4. Analyze the Income Statement
– Revenue: Assess the growth rate of revenue year over year. Consistent revenue growth indicates a healthy business.
– Cost of Goods Sold (COGS): Compare COGS to revenue to evaluate the company’s gross margin. A high gross margin indicates efficiency in production.
– Net Profit: Review the net profit and profit margins. This shows the company’s overall profitability after all expenses are deducted.
– Earnings Per Share (EPS): Important for investors, EPS shows the profitability on a per-share basis.
5. Examine the Cash Flow Statement
– Operating Cash Flow: Indicates the cash generated from core business operations. Consistently positive cash flow is a good sign of financial health.
– Investing Cash Flow: Look at how much is being invested in capital expenditures, which can indicate growth prospects.
– Financing Cash Flow: Review the cash flows from issuing or repaying debt and equity. Large outflows could indicate high debt repayment, while inflows might indicate raising new capital.
6. Management Discussion and Analysis (MD&A)
– Business Risks: Identify any risks or challenges highlighted by the management.
– Strategic Initiatives: Look for information on future strategies, new product lines, market expansion, etc.
– Industry Analysis: Management often discusses industry trends, which can impact the company’s performance.
7. Read the Auditor’s Report
– Auditor’s Opinion: A clean, unqualified opinion is positive.

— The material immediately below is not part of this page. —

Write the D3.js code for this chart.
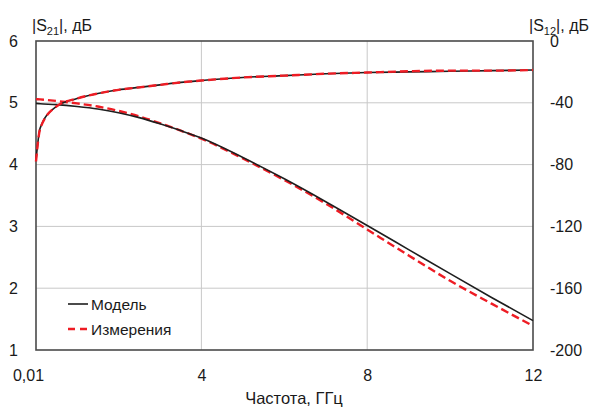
<!DOCTYPE html>
<html>
<head>
<meta charset="utf-8">
<script src="https://cdn.jsdelivr.net/npm/d3@7"></script>
<style>
    body { margin: 0; background: #fff; }
    text { font-family: "Liberation Sans", Arial, sans-serif; fill: #1a1a1a; }
</style>
</head>
<body>
<div id="field"></div>
<script>

// frequency points, GHz
const freq = [0.01, 0.11, 0.5, 1, 1.5, 2, 2.5, 3, 3.5, 4, 5, 6, 7, 8, 9, 10, 11, 12];

// |S21|, dB (left axis)
const s21Model = [4.07, 4.59, 4.94, 5.07, 5.15, 5.21, 5.25, 5.29, 5.33, 5.36, 5.41, 5.44, 5.47, 5.49, 5.50, 5.51, 5.52, 5.53];
const s21Meas  = [4.05, 4.58, 4.94, 5.07, 5.15, 5.21, 5.25, 5.29, 5.33, 5.36, 5.41, 5.44, 5.47, 5.49, 5.51, 5.52, 5.52, 5.53];

// |S12|, dB (right axis)
const s12Model = [-40.4, -40.6, -41.2, -42.4, -44.0, -46.4, -49.6, -53.6, -58.0, -62.8, -75.4, -89.2, -104.0, -119.4, -135.0, -150.6, -166.0, -181.0];
const s12Meas  = [-37.6, -37.8, -38.8, -40.4, -42.4, -45.2, -48.8, -53.2, -58.0, -63.2, -76.0, -90.0, -105.2, -122.0, -138.8, -155.2, -170.0, -184.4];

const xTicks = [0.01, 4, 8, 12];
const yLeftTicks = [1, 2, 3, 4, 5, 6];
const yRightTicks = [0, -40, -80, -120, -160, -200];
const legendLabels = ["Модель", "Измерения"];

const width = 597;
const height = 407;
const plotLeft = 36, plotRight = 533, plotTop = 41, plotBottom = 350;

const svg = d3.select("#field")
    .append("svg")
    .attr("width", width)
    .attr("height", height);

// scales

const x = d3.scaleLinear()
    .domain([0.01, 12])
    .range([plotLeft, plotRight]);

const yLeft = d3.scaleLinear()
    .domain([1, 6])
    .range([plotBottom, plotTop]);

const yRight = d3.scaleLinear()
    .domain([-200, 0])
    .range([plotBottom, plotTop]);

// grid

svg.append("g").selectAll("line")
    .data(yLeftTicks.slice(1, -1))
    .enter().append("line")
    .attr("x1", plotLeft).attr("x2", plotRight)
    .attr("y1", function(d) { return yLeft(d); })
    .attr("y2", function(d) { return yLeft(d); })
    .attr("stroke", "#c8c8c8").attr("stroke-width", 1);

svg.append("g").selectAll("line")
    .data(xTicks.slice(1, -1))
    .enter().append("line")
    .attr("y1", plotTop).attr("y2", plotBottom)
    .attr("x1", function(d) { return x(d); })
    .attr("x2", function(d) { return x(d); })
    .attr("stroke", "#c8c8c8").attr("stroke-width", 1);

// axes (labels only, frame drawn separately)

const xAxis = svg.append("g")
    .attr("transform", "translate(0," + plotBottom + ")")
    .call(d3.axisBottom(x).tickValues(xTicks).tickSize(0).tickPadding(20)
        .tickFormat(function(d) { return d === 0.01 ? "0,01" : String(d); }));

xAxis.selectAll("text")
    .attr("x", function(d) { return d === 0.01 ? -8 : 0; });

svg.append("g")
    .attr("transform", "translate(" + plotLeft + ",0)")
    .call(d3.axisLeft(yLeft).tickValues(yLeftTicks).tickSize(0).tickPadding(18)
        .tickFormat(function(d) { return String(d); }));

svg.append("g")
    .attr("transform", "translate(" + plotRight + ",0)")
    .call(d3.axisRight(yRight).tickValues(yRightTicks).tickSize(0).tickPadding(17)
        .tickFormat(function(d) { return String(d); }));

svg.selectAll(".domain").remove();
svg.selectAll(".tick text")
    .style("font-size", "16px")
    .attr("fill", "#1a1a1a");

// frame

svg.append("rect")
    .attr("x", plotLeft).attr("y", plotTop)
    .attr("width", plotRight - plotLeft)
    .attr("height", plotBottom - plotTop)
    .attr("fill", "none")
    .attr("stroke", "#4a4a4a")
    .attr("stroke-width", 1.6);

// curves

const lineLeft = d3.line()
    .x(function(d, i) { return x(freq[i]); })
    .y(function(d) { return yLeft(d); })
    .curve(d3.curveMonotoneX);

const lineRight = d3.line()
    .x(function(d, i) { return x(freq[i]); })
    .y(function(d) { return yRight(d); })
    .curve(d3.curveMonotoneX);

function drawModel(path) {
    svg.append("path").attr("d", path)
        .attr("fill", "none").attr("stroke", "#1e1e1e").attr("stroke-width", 1.6);
}

function drawMeas(path) {
    svg.append("path").attr("d", path)
        .attr("fill", "none").attr("stroke", "#ee1c24").attr("stroke-width", 2.4)
        .attr("stroke-dasharray", "8,4");
}

drawMeas(lineRight(s12Meas));
drawModel(lineRight(s12Model));
drawModel(lineLeft(s21Model));
drawMeas(lineLeft(s21Meas));

// legend

const legend = svg.append("g");

legend.append("line")
    .attr("x1", 68).attr("x2", 88).attr("y1", 304).attr("y2", 304)
    .attr("stroke", "#1e1e1e").attr("stroke-width", 1.6);

legend.append("line")
    .attr("x1", 68).attr("x2", 88).attr("y1", 329).attr("y2", 329)
    .attr("stroke", "#ee1c24").attr("stroke-width", 2.4)
    .attr("stroke-dasharray", "7,5");

legend.selectAll("text")
    .data(legendLabels)
    .enter().append("text")
    .attr("x", 91)
    .attr("y", function(d, i) { return 309.5 + i * 25; })
    .style("font-size", "15.5px")
    .text(function(d) { return d; });

// axis titles

function axisTitle(xPos, sub) {
    const t = svg.append("text")
        .attr("x", xPos).attr("y", 31)
        .style("font-size", "16px");
    t.append("tspan").text("|S");
    t.append("tspan").attr("dy", 4).style("font-size", "11px").text(sub);
    t.append("tspan").attr("dy", -4).text("|, дБ");
}

axisTitle(32, "21");
axisTitle(529, "12");

svg.append("text")
    .attr("x", 294).attr("y", 404)
    .attr("text-anchor", "middle")
    .style("font-size", "16.5px")
    .text("Частота, ГГц");

</script>
</body>
</html>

Any qualifications or concerns should be scrutinized.
– Compliance with Accounting Standards: Ensure that the financials comply with relevant accounting standards.
8. Evaluate Non-Financial Information
– Corporate Governance: Review board structure, management quality, and governance practices.
– Sustainability and CSR: Look for the company’s commitment to environmental, social, and governance (ESG) criteria, which can be crucial for long-term sustainability.
9. Compare with Peers and Industry Benchmarks
– Industry Position: Analyze how the company compares to its competitors in terms of market share, profitability, and growth.
– Benchmark Ratios: Use industry averages for key financial ratios to assess the company’s relative performance.
10. Look for Red Flags
– Unusual Accounting Practices: Be wary of aggressive revenue recognition, high levels of off-balance-sheet financing, or significant changes in accounting policies.
– Significant Contingencies: Review the notes for any legal or financial contingencies that could impact the company.
By following these steps, you can gain a comprehensive understanding of a company’s financial health, performance, and future prospects.
This analysis can help you make informed investment decisions.